Der Mut ist schon noch da! Selbst wenn ein Drittel Hofer wählt, tun das zwei Drittel nicht. In Österreich ist der Vormarsch der Rechten schon länger im Gange. Deutschland hatte da eine kleine Lebensversicherung, weil die Aufarbeitung der NS-Vergangenheit ein Tabu gegen rechte Parteien aufgebaut hatte. Aber dieses Kapital könnte jetzt aufgezehrt sein. Wir müssen deshalb unsere Erzählung selbstbewusst stärker machen.
Woher kommt heute die Wut?
Es gibt in unserer Gesellschaft frei flottierende Ungerechtigkeitsgefühle, die ja einen realen Kern haben. Die geleakten Panama Papers haben noch einmal unterstrichen, in welch schamloser Weise sich Finanzkapitalisten bereichern. Vorstandsvorsitzende, die offensichtlich versagt haben, kassieren irrsinnige Boni. Wenn man das dann vergleicht mit dem kläglichen Gehalt von Pflege- oder Reinigungspersonal, dann wird jedem klar, dass hier eine riesige Gerechtigkeitslücke klafft.

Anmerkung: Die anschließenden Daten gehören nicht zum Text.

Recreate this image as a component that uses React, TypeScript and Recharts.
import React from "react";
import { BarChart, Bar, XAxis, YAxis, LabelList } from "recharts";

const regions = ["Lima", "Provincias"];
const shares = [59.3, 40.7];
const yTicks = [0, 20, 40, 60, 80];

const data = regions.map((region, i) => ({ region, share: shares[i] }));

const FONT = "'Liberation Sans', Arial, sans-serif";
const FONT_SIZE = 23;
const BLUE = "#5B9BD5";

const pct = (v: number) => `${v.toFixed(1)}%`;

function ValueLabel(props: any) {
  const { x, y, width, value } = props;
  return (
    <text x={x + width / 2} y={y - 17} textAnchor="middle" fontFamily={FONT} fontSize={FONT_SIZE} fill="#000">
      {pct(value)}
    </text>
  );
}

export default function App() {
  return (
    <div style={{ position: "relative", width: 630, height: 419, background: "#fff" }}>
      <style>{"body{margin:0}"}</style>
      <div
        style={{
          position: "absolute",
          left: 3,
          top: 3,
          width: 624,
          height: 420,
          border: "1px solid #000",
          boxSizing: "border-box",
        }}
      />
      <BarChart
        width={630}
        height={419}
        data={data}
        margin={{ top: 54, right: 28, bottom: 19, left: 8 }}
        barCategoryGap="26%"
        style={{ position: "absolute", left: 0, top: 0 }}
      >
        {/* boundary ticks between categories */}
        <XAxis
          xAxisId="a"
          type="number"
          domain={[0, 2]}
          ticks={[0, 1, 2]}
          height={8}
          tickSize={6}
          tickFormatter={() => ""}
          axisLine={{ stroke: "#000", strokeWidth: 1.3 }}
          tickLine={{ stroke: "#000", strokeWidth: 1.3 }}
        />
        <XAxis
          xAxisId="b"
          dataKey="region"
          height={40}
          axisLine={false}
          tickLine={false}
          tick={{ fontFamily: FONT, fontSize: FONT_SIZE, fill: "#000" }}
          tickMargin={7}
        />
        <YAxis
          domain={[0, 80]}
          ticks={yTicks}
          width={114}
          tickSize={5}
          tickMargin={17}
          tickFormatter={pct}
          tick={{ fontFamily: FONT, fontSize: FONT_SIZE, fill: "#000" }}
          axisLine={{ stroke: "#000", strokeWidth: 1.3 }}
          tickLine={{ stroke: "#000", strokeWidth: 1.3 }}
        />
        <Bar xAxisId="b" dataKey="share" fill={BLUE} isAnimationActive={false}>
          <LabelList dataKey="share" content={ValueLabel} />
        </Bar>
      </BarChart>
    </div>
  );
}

Der rechte Nationalismus reagiert - ähnlich wie in den 1920er und 1930er Jahren - auf diese Ungerechtigkeit. Er richtet sich aber nicht gegen die Verursacher und Nutznießer der Ungleichheit, sondern gegen die politische Elite, die angeblich unfähig ist und gegen die Presse, die angeblich die Unwahrheit sagt. Außerdem war die Ablenkung sozialer Konflikte auf Minderheiten und "Fremde" immer schon ein probates Mittel der Rechten. FPÖ und die deutsche AfD verbreiten nichts als schlechte Laune und Häme.
Wieso wurden die Panama Papers vom Rest des politischen Spektrums nicht stärker genutzt?

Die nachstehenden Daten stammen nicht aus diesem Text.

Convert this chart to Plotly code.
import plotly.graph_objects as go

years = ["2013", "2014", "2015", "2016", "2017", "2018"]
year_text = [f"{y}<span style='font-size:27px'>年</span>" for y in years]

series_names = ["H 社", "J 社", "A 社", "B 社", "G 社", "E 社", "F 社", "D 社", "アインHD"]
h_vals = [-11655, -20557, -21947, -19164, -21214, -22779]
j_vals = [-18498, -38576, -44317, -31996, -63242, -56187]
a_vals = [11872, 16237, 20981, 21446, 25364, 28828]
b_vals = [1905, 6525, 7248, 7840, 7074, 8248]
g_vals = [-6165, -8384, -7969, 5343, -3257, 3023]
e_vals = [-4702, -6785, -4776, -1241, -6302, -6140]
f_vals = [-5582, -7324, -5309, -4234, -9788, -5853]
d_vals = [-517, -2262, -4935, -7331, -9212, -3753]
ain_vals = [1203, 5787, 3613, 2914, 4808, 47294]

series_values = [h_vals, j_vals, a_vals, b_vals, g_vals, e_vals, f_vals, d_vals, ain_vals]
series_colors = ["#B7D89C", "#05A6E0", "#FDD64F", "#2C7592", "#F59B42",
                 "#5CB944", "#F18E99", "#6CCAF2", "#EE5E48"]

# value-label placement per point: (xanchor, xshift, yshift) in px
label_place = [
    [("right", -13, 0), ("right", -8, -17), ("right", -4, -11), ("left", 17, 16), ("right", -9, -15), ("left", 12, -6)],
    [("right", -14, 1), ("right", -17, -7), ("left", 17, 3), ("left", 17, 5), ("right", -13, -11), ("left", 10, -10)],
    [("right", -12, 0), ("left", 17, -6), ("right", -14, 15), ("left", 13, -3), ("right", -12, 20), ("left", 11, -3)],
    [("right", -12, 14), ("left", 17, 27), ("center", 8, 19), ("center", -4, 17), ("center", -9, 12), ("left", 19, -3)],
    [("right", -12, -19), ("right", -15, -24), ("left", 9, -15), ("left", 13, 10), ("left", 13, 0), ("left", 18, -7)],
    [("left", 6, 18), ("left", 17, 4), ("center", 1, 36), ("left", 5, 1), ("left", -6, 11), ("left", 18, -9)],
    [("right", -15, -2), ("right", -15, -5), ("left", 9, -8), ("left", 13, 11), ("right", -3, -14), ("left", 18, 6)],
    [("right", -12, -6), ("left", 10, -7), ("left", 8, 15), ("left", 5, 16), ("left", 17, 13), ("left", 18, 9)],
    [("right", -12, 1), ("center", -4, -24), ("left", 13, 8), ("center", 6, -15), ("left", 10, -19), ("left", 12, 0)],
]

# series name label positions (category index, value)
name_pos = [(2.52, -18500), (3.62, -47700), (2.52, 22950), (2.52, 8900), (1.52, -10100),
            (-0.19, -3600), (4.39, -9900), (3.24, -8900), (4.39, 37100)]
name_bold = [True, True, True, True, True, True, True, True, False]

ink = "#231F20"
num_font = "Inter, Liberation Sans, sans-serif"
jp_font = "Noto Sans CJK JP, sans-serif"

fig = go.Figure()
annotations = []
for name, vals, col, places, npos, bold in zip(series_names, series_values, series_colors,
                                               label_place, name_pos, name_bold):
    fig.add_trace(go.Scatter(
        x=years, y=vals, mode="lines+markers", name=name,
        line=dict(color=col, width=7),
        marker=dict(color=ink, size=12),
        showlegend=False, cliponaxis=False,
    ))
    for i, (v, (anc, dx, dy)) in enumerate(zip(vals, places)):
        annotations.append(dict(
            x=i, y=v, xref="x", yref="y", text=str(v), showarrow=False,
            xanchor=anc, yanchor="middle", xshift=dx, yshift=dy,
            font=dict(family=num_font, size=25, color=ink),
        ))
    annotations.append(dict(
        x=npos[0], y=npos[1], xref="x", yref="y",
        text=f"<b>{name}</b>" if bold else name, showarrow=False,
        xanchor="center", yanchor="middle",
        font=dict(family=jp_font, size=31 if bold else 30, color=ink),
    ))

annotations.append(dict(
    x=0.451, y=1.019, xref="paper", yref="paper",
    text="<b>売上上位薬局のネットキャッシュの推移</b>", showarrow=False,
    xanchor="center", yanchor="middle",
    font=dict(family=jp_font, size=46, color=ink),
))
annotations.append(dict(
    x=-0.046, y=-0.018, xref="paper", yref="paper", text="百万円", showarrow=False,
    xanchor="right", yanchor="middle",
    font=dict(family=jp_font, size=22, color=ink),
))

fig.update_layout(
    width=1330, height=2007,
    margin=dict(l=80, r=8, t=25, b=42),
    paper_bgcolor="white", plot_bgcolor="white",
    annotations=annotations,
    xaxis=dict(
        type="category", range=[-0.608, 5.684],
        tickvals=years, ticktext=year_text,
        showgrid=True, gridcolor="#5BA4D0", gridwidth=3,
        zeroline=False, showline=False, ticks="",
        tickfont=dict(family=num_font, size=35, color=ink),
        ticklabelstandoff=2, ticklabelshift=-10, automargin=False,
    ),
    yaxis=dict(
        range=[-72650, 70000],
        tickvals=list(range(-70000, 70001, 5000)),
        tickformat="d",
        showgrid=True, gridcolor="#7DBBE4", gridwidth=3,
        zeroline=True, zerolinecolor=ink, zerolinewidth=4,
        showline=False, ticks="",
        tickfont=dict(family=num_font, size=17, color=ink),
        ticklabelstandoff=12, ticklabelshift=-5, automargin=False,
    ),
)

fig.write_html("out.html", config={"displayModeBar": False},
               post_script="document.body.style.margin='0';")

Das wundert mich auch. Beim Gerechtigkeitskongress der SPD, der vor einer Woche in Berlin stattgefunden hat, habe ich das deutlich gesagt. Ich verstehe nicht, dass eine Partei, die sich soziale Gerechtigkeit auf die Fahne schreibt, das kaum zur Kenntnis nimmt, es nicht groß kommentiert oder von mir aus auch linkspopulistisch nutzt. Die europäischen Sozialdemokraten sind lange dem neoliberalen Zeitgeist hinterhergelaufen. Die Deregulierungen des Finanzmarkts sind ja von der britischen Labour Party, SPD und SPÖ ermöglicht und teils sogar verschärft worden. Hier muss eine Wende rückwärts passieren, aber gekoppelt mit neuen Inhalten.

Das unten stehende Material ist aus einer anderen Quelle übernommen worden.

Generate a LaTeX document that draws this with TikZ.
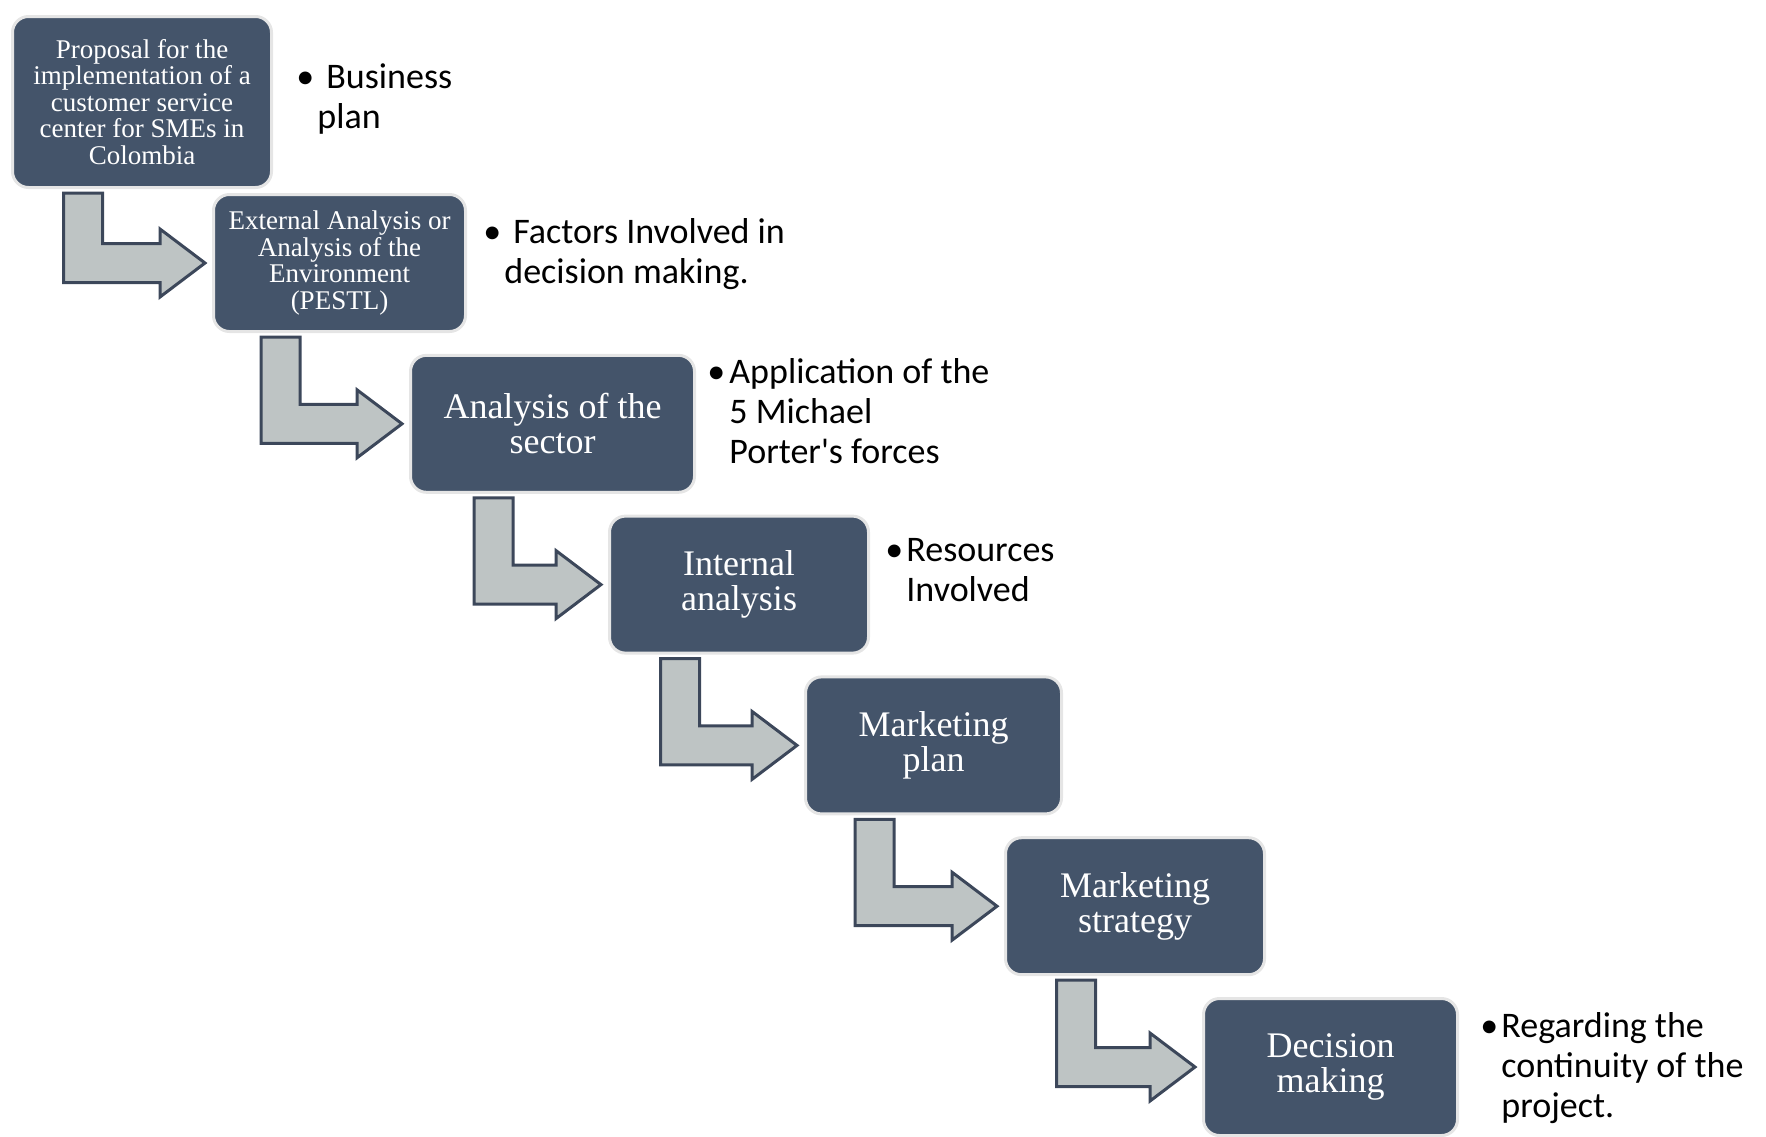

Welche neuen Inhalte meinen Sie?
Dekarbonisierung, also radikale Reduktion schädlicher Emissionen, plus soziale Gerechtigkeit. Die Folgen des Klimawandels und die Energiewende sind keine grünen Spezial-Anliegen, sondern das Scharnier-Thema unserer Zeit. Wer die Nachhaltigkeitsziele nicht als tatsächliche Revolution unserer Lebensverhältnisse weltweit begreift, der hat bald gar nichts mehr zu sagen. Das gilt übrigens auch für konservative und viele grüne Parteien. Alle müssen erkennen, dass hier die soziale Innovation und das unternehmerische Potenzial liegt, nicht in Kohle, Öl, Atomkraft. Und auch nicht in diesel- und benzingetriebenen Fahrzeugen für den Individualverkehr. Das ist ein kultureller Wandel, der Jüngere und künftige Generationen begeistern kann.
Dass das Ungerechtigkeitsthema so stiefmütterlich behandelt wird, ist ein programmatisches Defizit und ein strukturelles Problem heutiger Volksparteien.
Was müsste sich an der Struktur ändern?
Sie müssen sich öffnen, parteilose Aktivbürger inkludieren, Plattformen schaffen. Es gibt in der Bevölkerung einen starken Wunsch nach Partizipation, einen regelrechten Engagement-Stau von Aktivbürgern. Die SPD beispielsweise hat es nicht geschafft, aufzugreifen, was im ehrenamtlichen Engagement und im lokalen Wissen steckt.